159	2) With Linear FreeSurf, there is a small loss of heat/salt/tracer at the
160	surface (d/dt(Eta) inconsistent with fixed surf grid cell thickness:
161	a) if linFSConserveTr is set to true (file "data"), then the model
162	corrects for this (see S/R calc_wsurf_tr.F).

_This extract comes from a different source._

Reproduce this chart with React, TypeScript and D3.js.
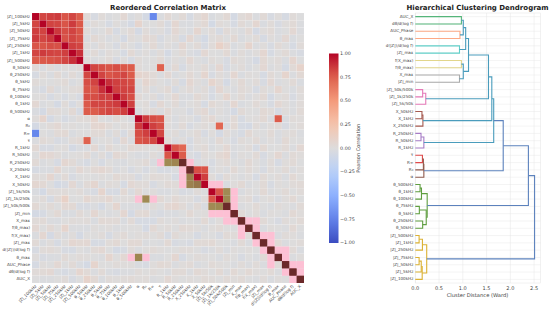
import * as d3 from "d3";

const FONT = "'DejaVu Sans', sans-serif";

// matrix order, top to bottom
const features = [
  "|Z|_100kHz", "|Z|_5kHz", "|Z|_50kHz", "|Z|_75kHz", "|Z|_250kHz", "|Z|_1kHz", "|Z|_500kHz",
  "θ_50kHz", "θ_250kHz", "θ_5kHz", "θ_75kHz", "θ_100kHz", "θ_1kHz", "θ_500kHz",
  "α", "R₀", "R∞", "τ",
  "R_1kHz", "R_50kHz", "R_250kHz",
  "X_250kHz", "X_1kHz", "X_50kHz",
  "|Z|_5k/50k", "|Z|_1k/250k", "|Z|_50k/500k",
  "|Z|_min", "X_max", "f(θ_max)", "f(X_max)", "|Z|_max", "d(|Z|)/d(log f)",
  "θ_max", "AUC_Phase", "dθ/d(log f)", "AUC_X",
];

// upper triangle in hundredths, row i holds columns i+1..36
const corrUpper = [
  [82,84,85,78,82,76,3,-4,2,-2,0,5,-3,1,-6,-72,-2,4,-1,3,-5,2,6,-3,0,4,-6,2,5,-2,3,-4,1,-5,2,-1],
  [83,82,78,85,77,-3,2,0,-5,1,-2,-6,8,-1,0,3,-4,6,-2,-3,1,4,-7,2,0,-5,3,-1,6,-3,2,-4,1,3,-2],
  [86,80,83,78,2,-3,-1,4,-5,0,3,-6,2,-2,1,-4,5,0,-3,7,-1,2,-5,3,0,-2,4,-6,1,3,-3,-1,5,-2],
  [79,82,79,-2,4,1,-3,0,-6,2,-1,5,3,-4,0,2,-5,6,-2,-7,1,3,-1,4,-3,0,2,-5,1,-2,5,-3,0],
  [84,82,1,-2,3,0,-4,2,-1,-5,0,4,-3,1,-2,6,-1,3,-4,2,11,5,-3,0,8,-2,1,-4,3,-1,-5,2],
  [88,-1,3,-3,2,0,-5,4,-2,1,-3,2,-6,0,3,-2,-4,5,0,-1,4,-3,2,-2,1,6,-5,0,3,-2,-4],
  [2,-2,0,3,-4,1,-5,2,-1,0,4,-3,1,-2,5,-1,-3,2,0,-4,3,1,-2,-6,4,0,2,-3,7,-1],
  [82,80,78,80,77,76,2,-1,0,74,-3,4,-5,1,0,3,-2,6,-4,-1,2,-3,0,5,-2,1,-6,3,9],
  [83,78,80,82,76,8,6,3,-2,5,-3,0,4,-1,7,-4,2,-2,6,-3,1,0,-5,3,-1,8,-2,4],
  [88,84,82,80,-1,7,3,0,-3,2,-5,6,1,-2,8,3,-6,0,4,-1,2,-4,5,-2,0,3,-3],
  [84,83,82,-2,3,-3,1,4,-5,0,3,-1,2,-4,6,0,-2,3,1,-5,2,-1,7,0,-3,2],
  [85,80,3,-1,2,-4,0,5,-2,-3,4,1,-5,0,7,-1,3,-2,1,4,-6,0,2,-4,1],
  [84,0,2,-4,5,-1,3,-3,0,2,-5,4,1,-2,6,-3,-1,3,0,-4,5,1,-2,2],
  [-3,1,3,-2,4,-1,0,-4,2,5,-3,1,-2,-6,3,0,-1,4,2,-5,1,-2,3],
  [85,80,78,2,-3,1,0,-4,2,5,-1,-2,3,-5,0,1,4,-2,76,-3,2,1],
  [84,80,1,-2,3,-4,0,2,-1,72,-3,4,-5,-6,2,-2,1,3,-4,0,2],
  [82,-1,2,-3,0,3,-4,1,-6,2,-2,-5,4,0,-1,3,-3,1,2,-2],
  [3,-2,1,-5,2,0,-3,4,-1,-4,2,0,3,-2,1,-3,4,0,-1],
  [78,72,-4,1,3,-3,0,5,-2,-1,2,-5,4,-1,0,3,-2,5],
  [76,-2,-5,2,0,4,7,-3,1,-1,3,-4,0,6,-2,3,1],
  [2,-3,0,-4,1,3,-1,-2,4,0,-3,2,-5,1,3,-1],
  [80,78,-3,1,-2,4,-1,3,0,-4,2,-1,3,-2,1],
  [84,2,-4,3,0,-2,1,-5,3,-1,2,-3,4,0],
  [-1,2,-3,1,4,-2,0,3,-4,1,-1,2,3],
  [78,72,2,-3,1,-1,4,-2,0,3,-1,2],
  [74,-2,1,3,-4,0,2,-3,1,4,-1],
  [1,-2,0,3,-1,-3,2,0,-2,3],
  [3,-1,2,-3,1,0,-2,4,1],
  [-2,1,3,-1,-4,2,0,3],
  [2,-3,1,0,-2,4,-1],
  [4,-1,-3,2,1,-2],
  [1,3,-2,0,2],
  [-1,2,3,-3],
  [2,-2,1],
  [3,-1],
  [2],
];

// cells drawn in the flat pink highlight, [row, col]
const pinkCells = [
  [20,17],[20,21],[21,20],[22,20],[23,20],[23,24],[23,25],[24,27],[25,27],[26,27],[27,24],[27,25],[27,26],
  [28,26],[28,27],[28,29],[28,30],[29,28],[30,28],[29,30],[30,31],[30,32],[31,30],[32,33],[32,34],
  [33,32],[34,32],[33,34],[34,35],[34,36],[35,34],[36,35],[35,36],[31,32],[32,31],
  [25,14],[25,16],[33,13],[33,15],
];
// strong cells with the olive tint on top
const tintedCells = [
  [20,18],[20,19],[22,21],[23,21],[23,22],[24,26],[25,26],[26,24],[26,25],[25,15],[33,14],
];
const darkDiagonal = [20, 21, 26, 27, 28, 29, 30, 31, 32, 33, 34, 35, 36];

const colorTicks = [1, 0.75, 0.5, 0.25, 0, -0.25, -0.5, -0.75, -1];

// dendrogram leaves, top to bottom
const leaves = [...features].reverse();

// merges in scipy linkage style: [left, right, distance], ids from 37 are earlier merges
const linkage = [
  [0,1,0.97],[2,3,0.94],[4,5,0.93],[6,7,0.97],[8,9,0.93],
  [37,38,1.01],[42,39,1.06],[40,41,1.01],[43,44,1.12],
  [10,11,0.155],[46,12,0.22],[45,47,1.54],
  [13,14,0.14],[49,15,0.16],[48,50,1.61],
  [16,17,0.12],[52,18,0.18],[51,53,1.65],
  [19,20,0.15],[55,21,0.17],[56,22,0.18],[54,57,1.85],
  [23,24,0.1],[59,25,0.13],[26,27,0.085],[28,29,0.155],[61,62,0.23],[60,63,0.25],
  [58,64,2.38],
  [30,31,0.08],[66,32,0.15],[33,34,0.08],[68,35,0.125],[69,36,0.145],[67,70,0.24],
  [65,71,2.51],
];
const linkColors = [
  "#55b57a","#fda985","#62cfc9","#e2d68c","#aaaaaa",
  "#4a9cbc","#4a9cbc","#4a9cbc","#4a9cbc",
  "#e57ab8","#e57ab8","#4a9cbc",
  "#a5594f","#a5594f","#4a9cbc",
  "#a67cc6","#a67cc6","#4a9cbc",
  "#e04a4a","#8f5a4c","#8f5a4c","#5c82bd",
  "#5f9e40","#5f9e40","#5f9e40","#5f9e40","#5f9e40","#5f9e40",
  "#5c82bd",
  "#dcb235","#dcb235","#dcb235","#dcb235","#dcb235","#dcb235",
  "#5c82bd",
];
const distanceTicks = [0, 0.5, 1, 1.5, 2, 2.5];

const coolwarm = d3
  .scaleLinear<string>()
  .domain([-1, -0.75, -0.5, -0.25, 0, 0.25, 0.5, 0.75, 1])
  .range(["#3b4cc0", "#6282ea", "#8db0fe", "#b8d0f9", "#dddcdc", "#f5c4ad", "#f49a7b", "#de604d", "#b40426"]);

const HEAT = { left: 32, right: 304, top: 13, bottom: 283 };
const BAR = { left: 329, right: 338.5, top: 53.5, bottom: 243 };
const DENDRO = { left: 415.3, right: 540.6, top: 13, bottom: 283 };

export default function App() {
  const ids = d3.range(features.length);
  const xHeat = d3.scaleBand<number>().domain(ids).range([HEAT.left, HEAT.right]);
  const yHeat = d3.scaleBand<number>().domain(ids).range([HEAT.top, HEAT.bottom]);
  const yBar = d3.scaleLinear().domain([-1, 1]).range([BAR.bottom, BAR.top]);

  const corr = (i: number, j: number) => {
    if (i === j) return 1;
    const a = Math.min(i, j);
    const b = Math.max(i, j);
    return (corrUpper[a][b - a - 1] ?? 0) / 100;
  };

  const cellW = xHeat.bandwidth();
  const cellH = yHeat.bandwidth();

  const xDist = d3
    .scaleLinear()
    .domain([0, 2.5])
    .range([DENDRO.left, DENDRO.left + 118.8]);
  const yLeaf = d3
    .scalePoint<number>()
    .domain(ids)
    .range([DENDRO.top, DENDRO.bottom])
    .padding(0.5);

  // walk the merges and remember where each subtree sits
  const nodes = new Map<number, { y: number; d: number }>();
  ids.forEach((k) => nodes.set(k, { y: yLeaf(k) as number, d: 0 }));
  const links = linkage.map(([a, b, d], k) => {
    const na = nodes.get(a)!;
    const nb = nodes.get(b)!;
    nodes.set(features.length + k, { y: (na.y + nb.y) / 2, d });
    const p = d3.path();
    p.moveTo(xDist(na.d), na.y);
    p.lineTo(xDist(d), na.y);
    p.lineTo(xDist(d), nb.y);
    p.lineTo(xDist(nb.d), nb.y);
    return { path: p.toString(), color: linkColors[k] };
  });

  const gradientStops = d3.range(0, 1.001, 0.05);

  return (
    <svg
      width={550}
      height={313}
      style={{ position: "absolute", left: 0, top: 0, background: "white", textRendering: "geometricPrecision" }}
      fontFamily={FONT}
    >
      <defs>
        <linearGradient id="cbar" x1="0" y1="1" x2="0" y2="0">
          {gradientStops.map((t) => (
            <stop key={t} offset={t} stopColor={coolwarm(t * 2 - 1)} />
          ))}
        </linearGradient>
      </defs>

      <text x={168} y={9.7} textAnchor="middle" fontSize={7} fontWeight="bold" fill="#222">
        Reordered Correlation Matrix
      </text>

      {/* heatmap */}
      <g>
        {ids.map((i) =>
          ids.map((j) => (
            <rect
              key={`${i}-${j}`}
              x={xHeat(j)}
              y={yHeat(i)}
              width={cellW}
              height={cellH}
              fill={coolwarm(corr(i, j))}
              stroke="#fff"
              strokeOpacity={0.2}
              strokeWidth={0.35}
            />
          ))
        )}
        {pinkCells.map(([i, j]) => (
          <rect key={`p${i}-${j}`} x={xHeat(j)} y={yHeat(i)} width={cellW} height={cellH} fill="#fdc0d4" />
        ))}
        {tintedCells.map(([i, j]) => (
          <rect key={`t${i}-${j}`} x={xHeat(j)} y={yHeat(i)} width={cellW} height={cellH} fill="#5fae55" opacity={0.5} />
        ))}
        {darkDiagonal.map((i) => (
          <rect key={`d${i}`} x={xHeat(i)} y={yHeat(i)} width={cellW} height={cellH} fill="#6b2a2a" />
        ))}
      </g>

      {features.map((name, i) => (
        <text
          key={`yl${i}`}
          x={HEAT.left - 2}
          y={(yHeat(i) as number) + cellH / 2}
          textAnchor="end"
          dominantBaseline="middle"
          fontSize={4.1}
          fill="#444"
        >
          {name}
        </text>
      ))}
      {features.map((name, i) => {
        const x = (xHeat(i) as number) + cellW / 2 + 1;
        return (
          <text
            key={`xl${i}`}
            transform={`translate(${x},${HEAT.bottom + 3.5}) rotate(-45)`}
            textAnchor="end"
            fontSize={4.1}
            fill="#444"
          >
            {name}
          </text>
        );
      })}

      {/* colorbar */}
      <rect
        x={BAR.left}
        y={BAR.top}
        width={BAR.right - BAR.left}
        height={BAR.bottom - BAR.top}
        fill="url(#cbar)"
      />
      {colorTicks.map((t) => (
        <text key={t} x={BAR.right + 1.6} y={yBar(t)} dominantBaseline="middle" fontSize={4.8} fill="#444">
          {d3.format(".2f")(t).replace("-", "−")}
        </text>
      ))}
      <text
        transform={`translate(360,${(BAR.top + BAR.bottom) / 2}) rotate(-90)`}
        textAnchor="middle"
        fontSize={5}
        fill="#444"
      >
        Pearson Correlation
      </text>

      {/* dendrogram */}
      <text x={477.5} y={9.7} textAnchor="middle" fontSize={7} fontWeight="bold" fill="#222">
        Hierarchical Clustering Dendrogram
      </text>
      <rect
        x={DENDRO.left}
        y={DENDRO.top}
        width={DENDRO.right - DENDRO.left}
        height={DENDRO.bottom - DENDRO.top}
        fill="none"
        stroke="#e4e4e4"
        strokeWidth={0.5}
      />
      {ids.map((k) => (
        <line
          key={`gh${k}`}
          x1={DENDRO.left}
          x2={DENDRO.right}
          y1={yLeaf(k)}
          y2={yLeaf(k)}
          stroke="#e8e8e8"
          strokeWidth={0.5}
        />
      ))}
      {distanceTicks.map((t) => (
        <g key={t}>
          <line
            x1={xDist(t)}
            x2={xDist(t)}
            y1={DENDRO.top}
            y2={DENDRO.bottom}
            stroke="#e4e4e4"
            strokeWidth={0.5}
          />
          <text x={xDist(t)} y={289.5} textAnchor="middle" fontSize={5} fill="#444">
            {d3.format(".1f")(t)}
          </text>
        </g>
      ))}
      {links.map((l, k) => (
        <path key={k} d={l.path} fill="none" stroke={l.color} strokeWidth={1.1} />
      ))}
      {leaves.map((name, k) => (
        <text
          key={`ll${k}`}
          x={DENDRO.left - 2}
          y={yLeaf(k)}
          textAnchor="end"
          dominantBaseline="middle"
          fontSize={4.1}
          fill="#444"
        >
          {name}
        </text>
      ))}
      <text x={477.5} y={297} textAnchor="middle" fontSize={5.2} fill="#444">
        Cluster Distance (Ward)
      </text>
    </svg>
  );
}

163	b) if linFSConserveTr=False (=the default), the term corresponding
164	to w_surface*SST,SSS is missing in TFLUX,SFLUX to match exactly the
165	Heat and Salt budget evolution so need to account for this term in
166	the budget, which can be obtained from the 1rst level
167	of WTHMASS / WSLTMASS diagnostics (diagnostics ADVr_TH / ADVr_SLT
168	is not the right one for this purpose, it's just zero at k=1).
169	3) There is just one more undocumented/hidden case
170	(nonlinFreeSurf=0 & select_rStar=-1) which is not covered.